Case study: Derek Davies
/ Categories: Leadership, Case studies
I started teaching in 1987, thinking I was just going to do one year then go off to be a theatre director. My first school was in Trafford, South Manchester, which still operates selection system at age 11; so effectively a ‘Secondary Modern’ school. I suppose that started what was to be a career in working in schools in challenging circumstances where building students’ belief in themselves and what they could possibly achieve is fundamental.
After 17 years of staying in the same school (and by then the Deputy Head), with the bright lights of the West End but a distant memory, I had an an amazing opportunity to be part of a Trainee Headship Programme, where I was seconded to another school for 12 months to work alongside an existing Headteacher. Jan Shadick (another United Learning Regional Director) was also on this programme and we both reminisce at what an amazing programme it was - effectively learning the job as you go. I know Jan is developing a United Learning Trainee Head Programme on a similar line and I really would recommend anyone interested in being a Head to look at this opportunity.
My 12 months on the programme only lasted two terms, when I was asked by the Local Authority to be Head of a school that has just been placed into Special Measures (I wasn’t sacked!).
I was in my first Headship for 5 years and, along with wonderful staff and students, took the school from Special Measures to Outstanding. I became a National Leader in Education (NLE) and Leadership Director for the Greater Manchester Challenge, which started a new direction for me, supporting and mentoring other leaders.
In 2004, I entered the academy system by becoming Principal of a new Academy which was to be formed by the closure of a girls’ school and a failing boys’ school. As well as the demands of bringing two schools together, operating on split sites for two years and rapidly driving improvements, I had the fantastic opportunity of working with architects to design a brand new academy building. I also worked with the National College of Teaching as a facilitator for the Associate Principal Programme, which, ironically, was based on the Trainee Head Programme that I was once a part of. In 2011, I also became a Lead Inspector for OfSTED.
I first started with United Learning in 2013 as Executive Principal of the two Carlisle academies that were bring rebrokered to the Trust, both in Special Measures. This was a completely new direction for me and, initially, I found it quite strange not actually being the Head, especially not having the direct contact with students.There are many models of Executive Leadership, but I clearly saw my role as developing leadership capacity, setting expectations and standards, coaching new leaders and making people believe that they could achieve; but this time it was targeted at staff, not students.

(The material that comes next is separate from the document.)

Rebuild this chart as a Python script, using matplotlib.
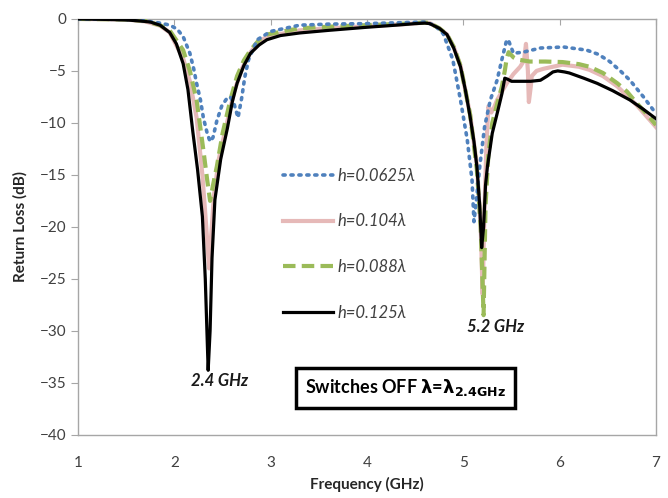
import matplotlib.pyplot as plt

plt.rcParams['font.family'] = ['Lato', 'DejaVu Sans']

# h=0.0625 lambda (blue dotted)
f_blue = [1.0, 1.5, 1.7, 1.85, 1.955, 2.03, 2.09, 2.16, 2.20, 2.23, 2.27, 2.30, 2.34, 2.37, 2.40,
          2.44, 2.49, 2.54, 2.58, 2.62, 2.66, 2.70, 2.73, 2.77, 2.86, 3.0, 3.3, 3.6, 4.0, 4.4,
          4.6, 4.7, 4.79, 4.89, 4.97, 5.04, 5.09, 5.11, 5.14, 5.17, 5.22, 5.28, 5.35, 5.40, 5.45,
          5.47, 5.52, 5.62, 5.8, 6.04, 6.28, 6.4, 6.52, 6.63, 6.73, 6.87, 7.0]
rl_blue = [0, -0.05, -0.2, -0.4, -0.6, -1.0, -1.7, -3.3, -4.8, -6.2, -7.8, -9.5, -11.0, -11.8, -11.4,
           -9.8, -8.4, -7.7, -7.5, -8.2, -9.5, -7.5, -5.6, -3.9, -2.0, -1.2, -0.6, -0.5, -0.45, -0.35,
           -0.3, -0.6, -1.4, -3.9, -7.8, -11.6, -15.5, -19.5, -17.0, -14.2, -10.4, -7.8, -5.9, -3.9, -2.0,
           -2.1, -3.3, -3.2, -2.8, -2.7, -3.0, -3.4, -4.1, -5.0, -5.9, -7.5, -9.1]

# h=0.104 lambda (pink solid)
f_pink = [1.0, 1.5, 1.7, 1.85, 1.95, 2.09, 2.16, 2.23, 2.29, 2.33, 2.36, 2.38, 2.41, 2.46, 2.55,
          2.62, 2.70, 2.79, 2.88, 2.96, 3.3, 3.6, 4.0, 4.4, 4.6, 4.65, 4.75, 4.83, 4.9, 4.97,
          5.07, 5.14, 5.18, 5.20, 5.22, 5.24, 5.26, 5.29, 5.32, 5.35, 5.45, 5.52, 5.59, 5.63, 5.65,
          5.67, 5.68, 5.70, 5.71, 5.76, 5.83, 6.03, 6.2, 6.31, 6.45, 6.6, 6.8, 7.0]
rl_pink = [0, -0.05, -0.25, -0.65, -1.3, -3.8, -6.0, -9.5, -15.0, -20.0, -24.0, -21.0, -17.0, -13.5, -9.8,
           -7.0, -4.8, -3.2, -2.2, -1.7, -1.1, -0.9, -0.7, -0.5, -0.35, -0.4, -0.9, -1.5, -2.7, -4.5,
           -9.2, -14.0, -20.0, -26.5, -18.0, -12.0, -8.4, -9.0, -8.5, -7.8, -6.2, -5.3, -4.6, -4.0, -2.4,
           -5.0, -8.0, -6.5, -5.5, -5.0, -4.8, -4.4, -4.6, -4.9, -5.5, -6.5, -8.3, -10.4]

# h=0.088 lambda (green dashed)
f_green = [1.0, 1.5, 1.7, 1.85, 1.95, 2.09, 2.16, 2.23, 2.30, 2.34, 2.37, 2.40, 2.44, 2.50, 2.58,
           2.65, 2.72, 2.79, 2.88, 2.96, 3.3, 3.6, 4.0, 4.4, 4.6, 4.65, 4.75, 4.83, 4.9, 4.97,
           5.07, 5.14, 5.18, 5.21, 5.23, 5.26, 5.30, 5.35, 5.40, 5.43, 5.45, 5.47, 5.52, 5.56, 5.69,
           5.85, 6.03, 6.2, 6.31, 6.45, 6.6, 6.7, 6.8, 6.9, 7.0]
rl_green = [0, -0.05, -0.2, -0.6, -1.1, -3.0, -5.0, -7.8, -12.6, -15.5, -17.5, -16.0, -14.2, -11.0, -7.8,
            -5.5, -4.0, -3.0, -2.0, -1.5, -0.9, -0.75, -0.6, -0.45, -0.35, -0.4, -0.9, -1.5, -2.7, -4.5,
            -9.2, -14.5, -20.0, -28.5, -18.0, -13.0, -10.0, -8.2, -6.5, -5.0, -3.8, -3.2, -3.7, -3.9, -4.1,
            -4.1, -4.15, -4.35, -4.6, -5.2, -6.2, -7.0, -8.1, -9.1, -10.2]

# h=0.125 lambda (black solid)
f_black = [1.0, 1.3, 1.5, 1.65, 1.75, 1.85, 1.95, 2.02, 2.09, 2.14, 2.19, 2.24, 2.29, 2.32, 2.35,
           2.37, 2.39, 2.42, 2.48, 2.55, 2.60, 2.65, 2.72, 2.79, 2.88, 2.96, 3.1, 3.3, 3.6, 4.0,
           4.3, 4.5, 4.6, 4.65, 4.75, 4.83, 4.9, 4.97, 5.02, 5.07, 5.11, 5.14, 5.17, 5.19, 5.21,
           5.23, 5.25, 5.30, 5.36, 5.40, 5.43, 5.46, 5.50, 5.6, 5.7, 5.8, 5.87, 5.93, 5.98, 6.05,
           6.1, 6.25, 6.39, 6.55, 6.73, 6.87, 7.0]
rl_black = [0, -0.05, -0.1, -0.2, -0.3, -0.6, -1.3, -2.4, -4.3, -6.8, -10.8, -14.5, -19.0, -25.0, -33.8,
            -30.0, -23.0, -17.4, -13.5, -10.5, -8.0, -6.2, -4.5, -3.3, -2.5, -2.0, -1.6, -1.35, -1.1, -0.8,
            -0.6, -0.45, -0.4, -0.45, -0.9, -1.5, -2.8, -4.6, -6.8, -9.4, -11.8, -14.2, -18.0, -22.0, -20.0,
            -16.0, -14.2, -11.0, -8.75, -7.2, -5.7, -5.8, -6.0, -6.0, -6.0, -5.9, -5.5, -5.1, -5.0, -5.1,
            -5.2, -5.7, -6.2, -6.9, -7.8, -8.7, -9.6]

labels = ['h=0.0625λ', 'h=0.104λ', 'h=0.088λ', 'h=0.125λ']

fig = plt.figure(figsize=(6.68, 4.98), dpi=100)
ax = fig.add_axes([0.117, 0.127, 0.865, 0.835])

ax.plot(f_blue, rl_blue, color='#4F81BD', lw=2.6, ls=(0, (0.6, 1.6)), dash_capstyle='round',
        label=labels[0], zorder=4)
ax.plot(f_pink, rl_pink, color='#E6B9B8', lw=3.0, label=labels[1], zorder=2)
ax.plot(f_green, rl_green, color='#9BBB59', lw=3.0, ls=(0, (3, 1.5)), label=labels[2], zorder=3)
ax.plot(f_black, rl_black, color='black', lw=2.3, label=labels[3], zorder=5)

ax.set_xlim(1, 7)
ax.set_ylim(-40, 0)
ax.set_xticks(range(1, 8))
ax.set_yticks(range(-40, 1, 5))

for s in ax.spines.values():
    s.set_color('#A6A6A6')
    s.set_linewidth(1.0)

ax.tick_params(axis='x', top=True, bottom=False, labelbottom=True, direction='in',
               length=4, color='#A6A6A6', labelsize=11, labelcolor='#404040', pad=15)
ax.tick_params(axis='y', direction='out', length=5, color='#A6A6A6',
               labelsize=11, labelcolor='#404040')

ax.set_xlabel('Frequency (GHz)', fontsize=11, fontweight='bold', color='#262626', labelpad=5)
ax.set_ylabel('Return Loss (dB)', fontsize=11, fontweight='bold', color='#262626', labelpad=9)

leg = ax.legend(loc='upper left', bbox_to_anchor=(0.34, 0.662), frameon=False,
                handlelength=3.0, handletextpad=0.3, labelspacing=1.78, borderpad=0,
                prop={'style': 'italic', 'size': 12})
for t in leg.get_texts():
    t.set_color('#404040')

ax.text(2.47, -34.8, '2.4 GHz', fontsize=12, fontweight='bold', style='italic',
        ha='center', va='center', color='#1a1a1a')
ax.text(5.33, -29.6, '5.2 GHz', fontsize=12, fontweight='bold', style='italic',
        ha='center', va='center', color='#1a1a1a')
ax.text(4.40, -35.5, r'Switches OFF $\mathbf{\lambda}$=$\mathbf{\lambda_{2.4GHz}}$',
        fontsize=13, fontweight='bold', ha='center', va='center', color='black',
        bbox=dict(boxstyle='square,pad=0.5', fc='white', ec='black', lw=2.5), zorder=6)

fig.savefig('out.png', dpi=100)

It is the old cliché, but it really was ‘to make a difference’. Whereas before it was all about making a difference to the students, this time I wanted to make a difference to staff and on a much wider level. I was also really keen to be part of developing the leaders for tomorrow.

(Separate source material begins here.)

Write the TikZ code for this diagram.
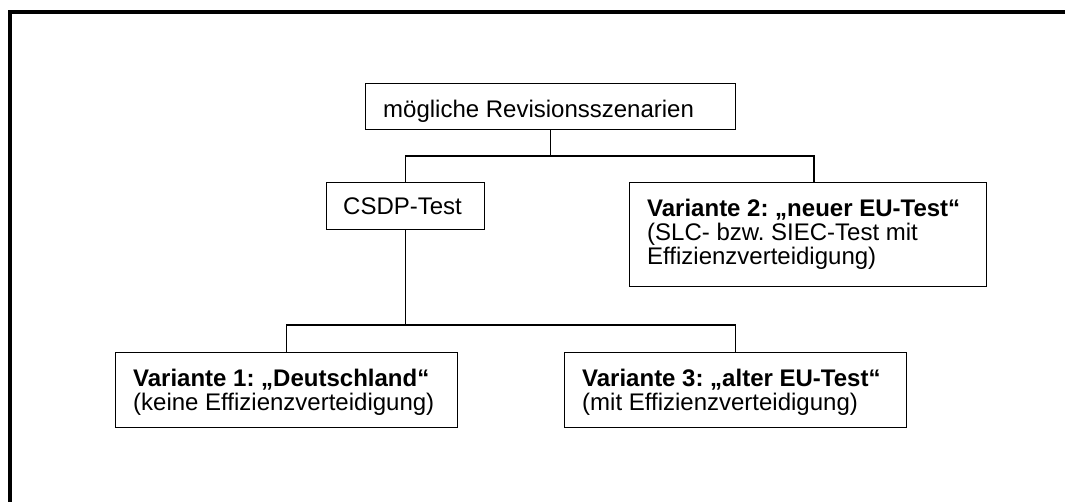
\documentclass[tikz,border=0pt]{standalone}
\usepackage{fontspec}
\setmainfont{Liberation Sans}
\begin{document}
\frenchspacing
\begin{tikzpicture}[x=1pt,y=-1pt,
  box/.style={draw=black,line width=1.2pt,anchor=north west,inner sep=0pt},
  txt/.style={anchor=north west,inner sep=0pt,align=left,
    font=\fontsize{24}{24}\selectfont\frenchspacing},
  conn/.style={draw=black,line width=1.2pt}]
\useasboundingbox (0,0) rectangle (1065,501);
% outer frame (left and top edges visible)
\draw[line width=3.5pt] (10,505) -- (10,12) -- (1070,12);
% boxes
\node[box,minimum width=370pt,minimum height=46pt] (root) at (365,83) {};
\node[box,minimum width=158pt,minimum height=47pt] (csdp) at (326,182) {};
\node[box,minimum width=357pt,minimum height=104pt] (v2) at (629,182) {};
\node[box,minimum width=342pt,minimum height=75pt] (v1) at (115,352) {};
\node[box,minimum width=342pt,minimum height=75pt] (v3) at (564,352) {};
% texts
\node[txt] (troot) at (383,99.8) {mögliche Revisionsszenarien};
\node[txt] (tcsdp) at (343,197.8) {CSDP-Test};
\node[txt] (tv2) at (647,198.8) {\textbf{Variante 2: „neuer EU-Test“}\\(SLC- bzw. SIEC-Test mit\\Effizienzverteidigung)};
\node[txt] (tv1) at (133,368.8) {\textbf{Variante 1: „Deutschland“}\\(keine Effizienzverteidigung)};
\node[txt] (tv3) at (582,368.8) {\textbf{Variante 3: „alter EU-Test“}\\(mit Effizienzverteidigung)};
% connectors
\coordinate (j1) at (root.south |- 0,156);
\coordinate (j2) at (csdp.south |- 0,325);
\draw[conn] (root.south) -- (j1);
\draw[conn] (csdp.north) |- (j1) -| (814,182);
\draw[conn] (csdp.south) -- (j2);
\draw[conn] (v1.north) |- (j2) -| (v3.north);
\end{tikzpicture}
\end{document}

I suppose the most exciting part of the role was being part of a Trust that was going to do what others had either failed at, or not wanted to consider. I have always been driven by a sense of moral purpose and this is exactly why United Learning was the Trust that I wanted to work for. It goes back to the original vision of the Group, to provide quality education where it is needed most.
Now I am Regional Director in the North, with responsibility for the 12 Northern Academies. I had already started doing some work other academies within the Group, so the transition to Regional Director was quite smooth, although with much more travelling!
Being a Regional Director is really no different to being a classroom teacher or being a Head; it’s all about setting your expectations, challenging everyone to do their best, providing support where required, developing talent and recognising and rewarding good work when you see it.
Being with United Learning has meant the opportunity to work with some great colleagues, but for me, the values and ethos of the Group is the crucial part of what makes us really great. Unlike many Trusts, United Learning celebrates the uniqueness of each school and supports and nurtures their development. Crucially, there is a team of really committed professionals in the background who are there to work with you when support is required. I feel quite privileged in my role to see both sides of the system – what goes on in schools and what goes on behind the scenes; however, all share that commitment to improving the life chances of our students.
Moving forward, in some form I would want to contribute back to the system and support our next generation of leaders. I may even consider going back into the classroom at some point - or should I see if those West End lights are still shining?